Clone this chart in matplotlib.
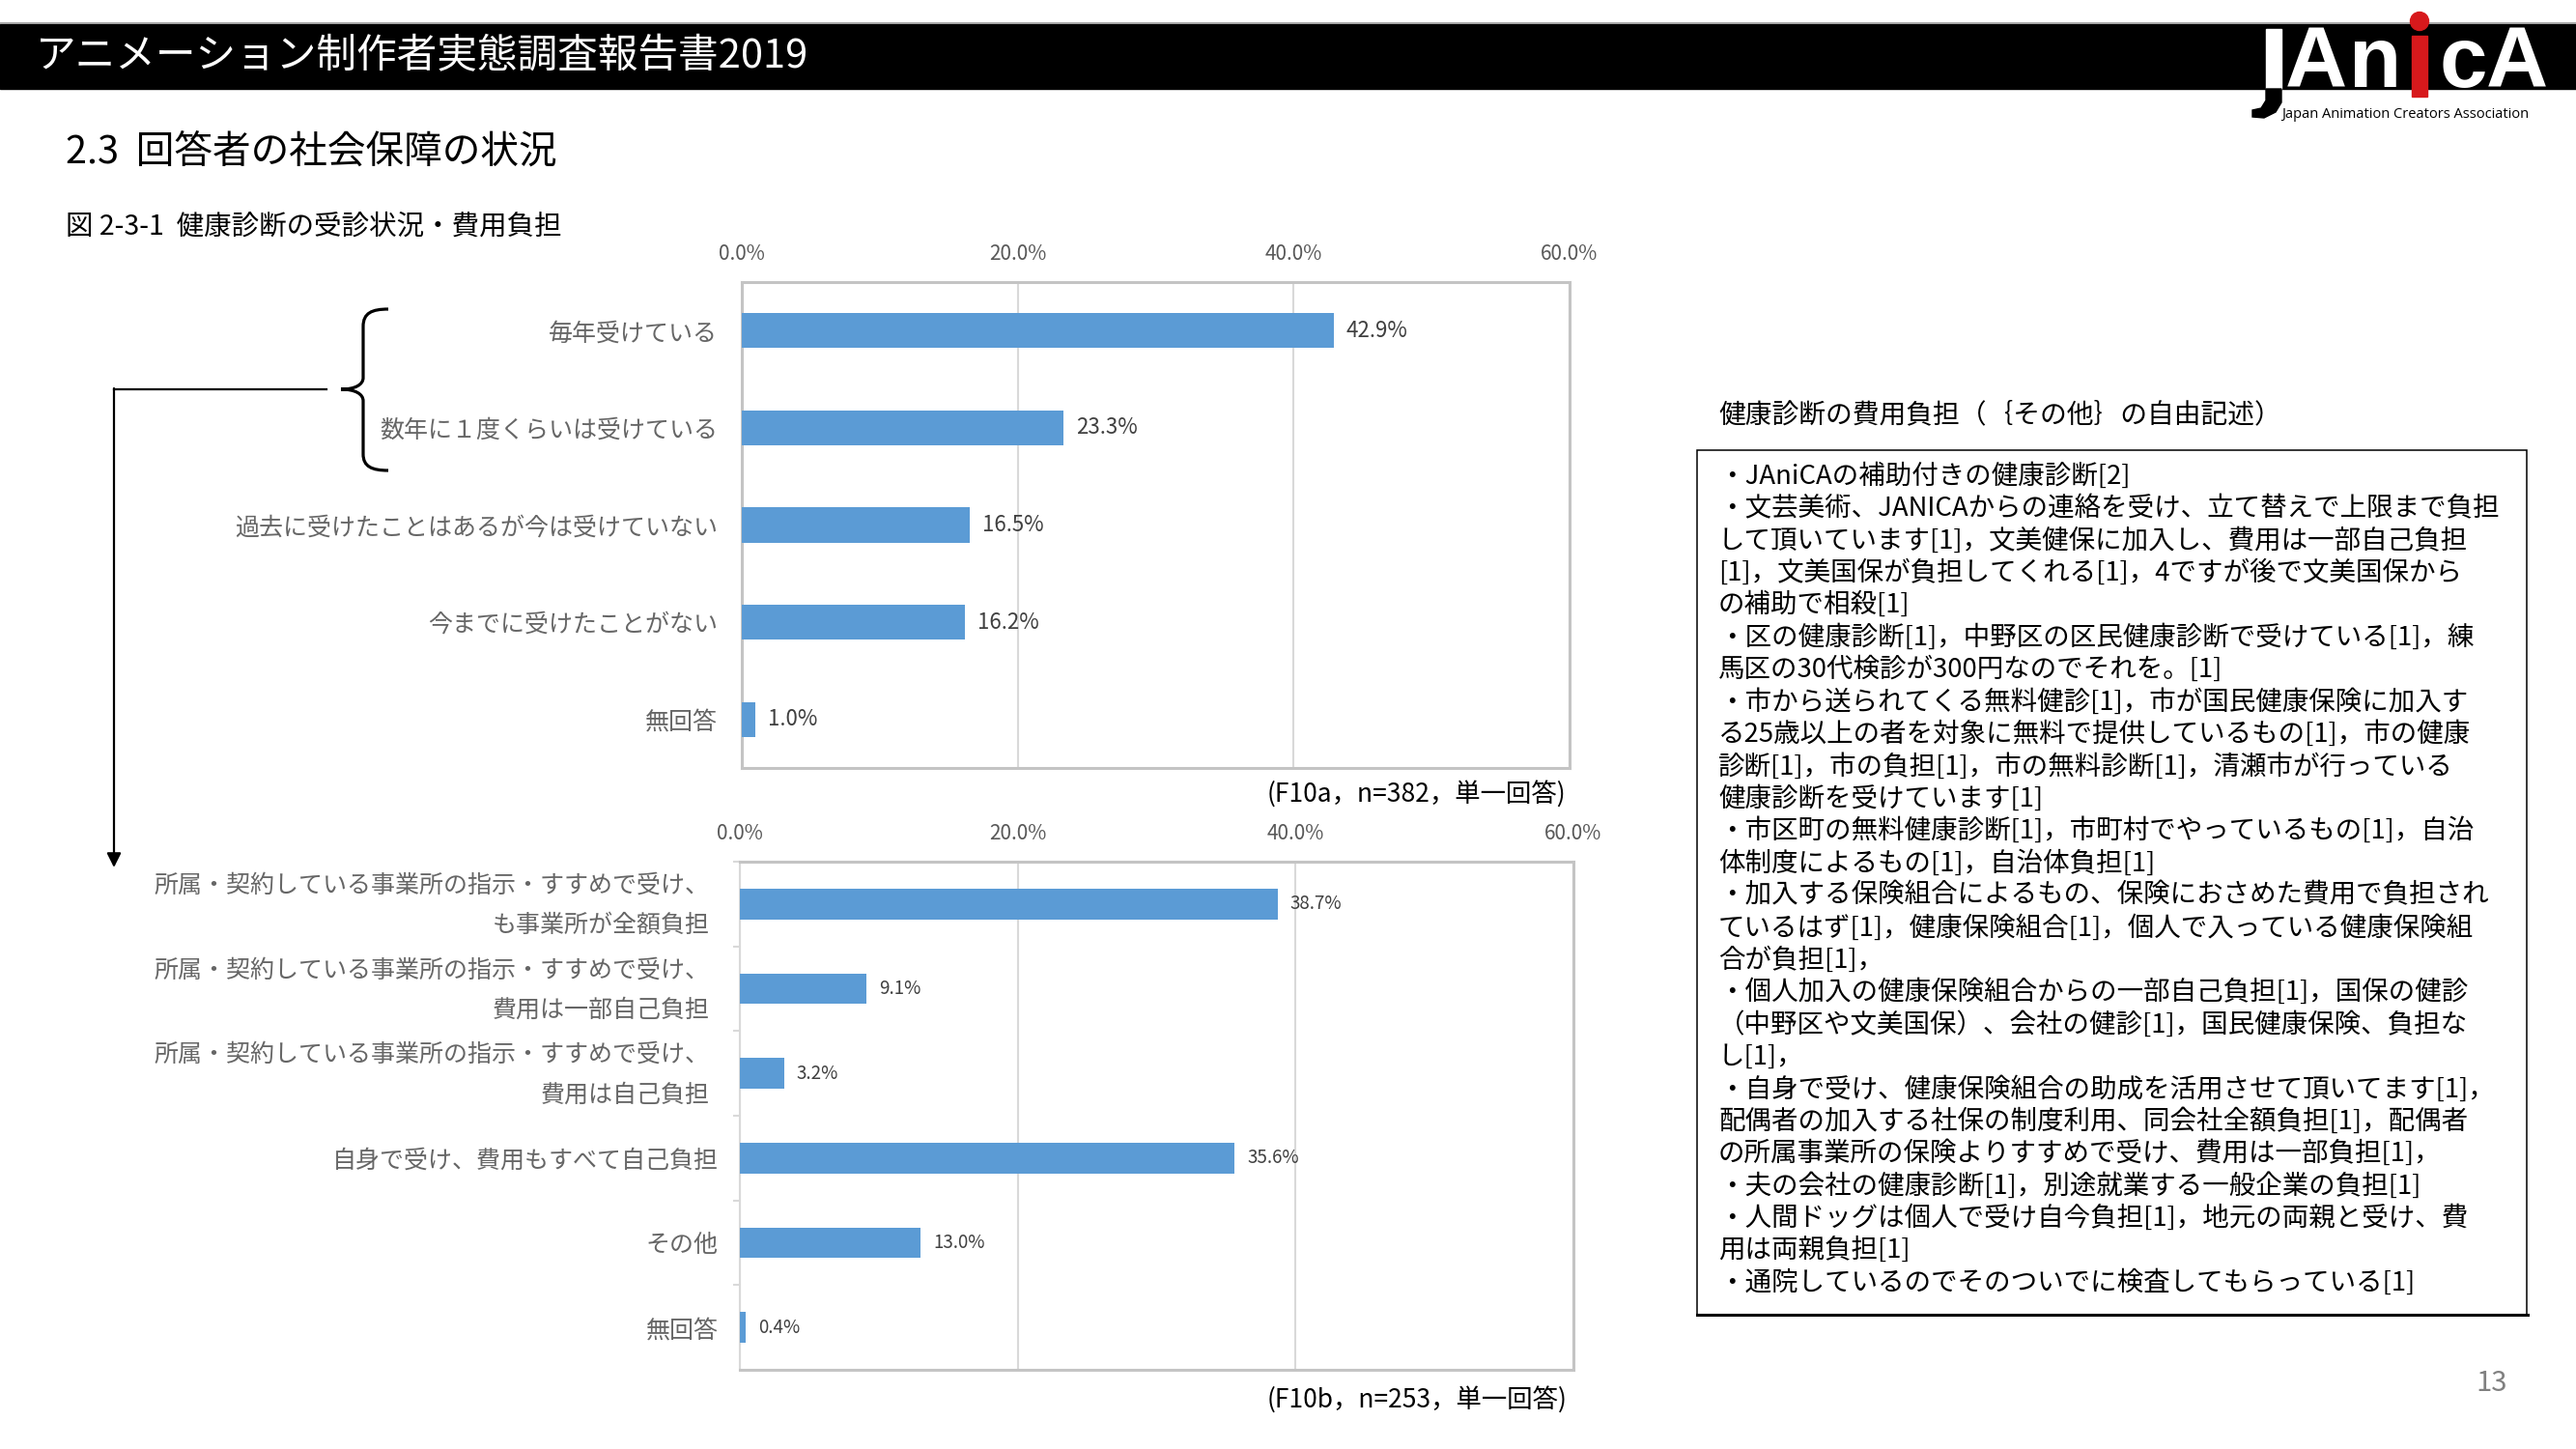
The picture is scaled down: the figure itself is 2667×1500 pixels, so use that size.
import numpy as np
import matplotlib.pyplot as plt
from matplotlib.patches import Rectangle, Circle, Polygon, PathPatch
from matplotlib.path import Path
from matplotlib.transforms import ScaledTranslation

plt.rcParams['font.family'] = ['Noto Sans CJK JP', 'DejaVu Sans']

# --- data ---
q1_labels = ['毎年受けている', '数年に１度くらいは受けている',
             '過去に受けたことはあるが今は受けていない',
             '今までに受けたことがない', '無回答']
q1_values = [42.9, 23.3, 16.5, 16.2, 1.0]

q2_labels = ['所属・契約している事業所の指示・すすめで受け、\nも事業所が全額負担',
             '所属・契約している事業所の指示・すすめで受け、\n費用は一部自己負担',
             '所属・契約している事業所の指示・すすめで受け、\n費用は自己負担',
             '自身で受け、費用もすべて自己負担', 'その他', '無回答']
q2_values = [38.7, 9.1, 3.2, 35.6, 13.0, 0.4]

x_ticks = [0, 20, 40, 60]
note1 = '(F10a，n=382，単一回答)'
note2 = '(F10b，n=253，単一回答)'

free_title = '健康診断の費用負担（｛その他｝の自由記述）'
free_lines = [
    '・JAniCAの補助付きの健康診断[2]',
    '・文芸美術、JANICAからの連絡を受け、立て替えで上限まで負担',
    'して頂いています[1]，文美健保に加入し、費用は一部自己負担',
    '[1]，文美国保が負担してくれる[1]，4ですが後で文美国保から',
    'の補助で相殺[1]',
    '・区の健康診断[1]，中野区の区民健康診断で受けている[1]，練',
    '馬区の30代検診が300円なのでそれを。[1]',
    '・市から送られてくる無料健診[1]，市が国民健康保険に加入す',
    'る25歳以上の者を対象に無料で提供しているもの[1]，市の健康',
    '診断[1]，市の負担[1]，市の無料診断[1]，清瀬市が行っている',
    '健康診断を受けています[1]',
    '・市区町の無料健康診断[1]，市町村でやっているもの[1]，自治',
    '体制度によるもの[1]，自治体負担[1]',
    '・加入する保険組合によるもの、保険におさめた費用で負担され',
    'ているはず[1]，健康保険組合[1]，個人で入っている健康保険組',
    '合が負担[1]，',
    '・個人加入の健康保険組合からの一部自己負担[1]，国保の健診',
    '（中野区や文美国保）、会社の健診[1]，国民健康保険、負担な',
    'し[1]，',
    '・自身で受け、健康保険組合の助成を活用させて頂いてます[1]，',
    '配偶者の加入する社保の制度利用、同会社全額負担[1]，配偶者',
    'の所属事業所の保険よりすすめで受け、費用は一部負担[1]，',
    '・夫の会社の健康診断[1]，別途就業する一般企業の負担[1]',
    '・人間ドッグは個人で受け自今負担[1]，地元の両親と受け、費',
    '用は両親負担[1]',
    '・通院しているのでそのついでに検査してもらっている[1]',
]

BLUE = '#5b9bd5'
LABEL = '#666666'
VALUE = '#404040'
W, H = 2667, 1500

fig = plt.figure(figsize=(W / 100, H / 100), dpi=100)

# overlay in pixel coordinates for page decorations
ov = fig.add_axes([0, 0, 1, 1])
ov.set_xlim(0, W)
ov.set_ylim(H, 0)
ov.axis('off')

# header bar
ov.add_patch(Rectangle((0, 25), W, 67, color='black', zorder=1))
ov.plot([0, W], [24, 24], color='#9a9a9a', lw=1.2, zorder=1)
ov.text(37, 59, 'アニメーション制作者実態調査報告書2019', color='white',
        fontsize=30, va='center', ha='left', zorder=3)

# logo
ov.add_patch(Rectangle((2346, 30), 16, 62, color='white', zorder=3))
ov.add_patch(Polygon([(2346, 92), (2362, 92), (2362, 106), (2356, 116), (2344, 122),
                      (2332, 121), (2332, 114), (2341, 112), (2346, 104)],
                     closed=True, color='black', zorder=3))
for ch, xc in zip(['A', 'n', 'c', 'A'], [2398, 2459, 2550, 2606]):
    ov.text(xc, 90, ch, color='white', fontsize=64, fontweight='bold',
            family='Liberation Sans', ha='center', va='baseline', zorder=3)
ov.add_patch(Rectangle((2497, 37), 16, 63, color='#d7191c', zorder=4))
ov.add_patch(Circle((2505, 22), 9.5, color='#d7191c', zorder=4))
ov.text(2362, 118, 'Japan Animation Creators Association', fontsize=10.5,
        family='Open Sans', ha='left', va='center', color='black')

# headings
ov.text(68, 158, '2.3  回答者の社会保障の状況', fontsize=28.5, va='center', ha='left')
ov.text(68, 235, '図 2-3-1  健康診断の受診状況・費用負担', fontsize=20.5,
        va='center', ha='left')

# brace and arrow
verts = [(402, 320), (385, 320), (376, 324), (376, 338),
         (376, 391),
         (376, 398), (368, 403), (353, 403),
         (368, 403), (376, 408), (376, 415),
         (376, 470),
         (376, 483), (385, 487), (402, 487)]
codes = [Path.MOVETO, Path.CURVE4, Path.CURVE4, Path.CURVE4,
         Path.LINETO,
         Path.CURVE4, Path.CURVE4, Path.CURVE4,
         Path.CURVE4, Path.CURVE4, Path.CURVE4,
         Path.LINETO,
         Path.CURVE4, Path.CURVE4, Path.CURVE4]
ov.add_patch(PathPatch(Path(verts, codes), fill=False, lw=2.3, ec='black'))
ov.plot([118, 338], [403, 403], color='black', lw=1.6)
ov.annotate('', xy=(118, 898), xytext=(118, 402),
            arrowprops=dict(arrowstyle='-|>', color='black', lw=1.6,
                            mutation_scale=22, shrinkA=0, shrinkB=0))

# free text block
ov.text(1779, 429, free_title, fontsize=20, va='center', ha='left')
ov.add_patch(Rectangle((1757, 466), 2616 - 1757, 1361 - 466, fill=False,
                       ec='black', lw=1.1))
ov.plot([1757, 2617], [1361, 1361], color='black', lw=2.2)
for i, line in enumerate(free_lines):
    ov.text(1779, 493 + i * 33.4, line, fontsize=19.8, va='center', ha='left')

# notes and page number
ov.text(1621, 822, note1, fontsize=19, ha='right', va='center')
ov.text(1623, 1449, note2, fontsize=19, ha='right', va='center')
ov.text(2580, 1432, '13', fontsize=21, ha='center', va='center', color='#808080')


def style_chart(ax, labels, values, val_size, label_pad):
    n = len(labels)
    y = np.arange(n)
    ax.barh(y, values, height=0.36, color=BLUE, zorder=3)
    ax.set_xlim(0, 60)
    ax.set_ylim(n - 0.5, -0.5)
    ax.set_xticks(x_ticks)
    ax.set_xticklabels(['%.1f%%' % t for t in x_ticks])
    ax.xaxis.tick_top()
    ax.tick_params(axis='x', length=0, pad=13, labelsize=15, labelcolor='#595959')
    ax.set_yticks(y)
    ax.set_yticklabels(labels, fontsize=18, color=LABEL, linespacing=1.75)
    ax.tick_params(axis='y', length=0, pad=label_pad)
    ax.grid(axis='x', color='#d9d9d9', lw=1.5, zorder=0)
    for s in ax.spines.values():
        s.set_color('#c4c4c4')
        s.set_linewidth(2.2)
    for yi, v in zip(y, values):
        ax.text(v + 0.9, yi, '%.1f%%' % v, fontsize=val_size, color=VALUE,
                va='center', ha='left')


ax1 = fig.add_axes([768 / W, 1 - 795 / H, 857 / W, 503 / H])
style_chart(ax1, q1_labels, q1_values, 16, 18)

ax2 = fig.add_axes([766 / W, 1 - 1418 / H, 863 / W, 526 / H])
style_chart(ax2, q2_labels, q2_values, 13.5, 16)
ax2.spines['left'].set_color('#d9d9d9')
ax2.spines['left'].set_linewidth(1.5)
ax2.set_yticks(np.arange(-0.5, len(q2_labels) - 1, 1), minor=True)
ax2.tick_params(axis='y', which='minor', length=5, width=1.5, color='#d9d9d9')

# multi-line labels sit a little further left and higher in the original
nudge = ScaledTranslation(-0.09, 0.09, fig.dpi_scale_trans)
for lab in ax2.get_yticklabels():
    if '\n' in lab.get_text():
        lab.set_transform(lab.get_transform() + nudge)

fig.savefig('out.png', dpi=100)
=====
Set down again, exactly, the lines of the material above from its first line to the one with "note2 = '(F10b，n=253，単一回答)'", inclusive. Leave the pictures out.

Clone this chart in matplotlib.
The picture is scaled down: the figure itself is 2667×1500 pixels, so use that size.
import numpy as np
import matplotlib.pyplot as plt
from matplotlib.patches import Rectangle, Circle, Polygon, PathPatch
from matplotlib.path import Path
from matplotlib.transforms import ScaledTranslation

plt.rcParams['font.family'] = ['Noto Sans CJK JP', 'DejaVu Sans']

# --- data ---
q1_labels = ['毎年受けている', '数年に１度くらいは受けている',
             '過去に受けたことはあるが今は受けていない',
             '今までに受けたことがない', '無回答']
q1_values = [42.9, 23.3, 16.5, 16.2, 1.0]

q2_labels = ['所属・契約している事業所の指示・すすめで受け、\nも事業所が全額負担',
             '所属・契約している事業所の指示・すすめで受け、\n費用は一部自己負担',
             '所属・契約している事業所の指示・すすめで受け、\n費用は自己負担',
             '自身で受け、費用もすべて自己負担', 'その他', '無回答']
q2_values = [38.7, 9.1, 3.2, 35.6, 13.0, 0.4]

x_ticks = [0, 20, 40, 60]
note1 = '(F10a，n=382，単一回答)'
note2 = '(F10b，n=253，単一回答)'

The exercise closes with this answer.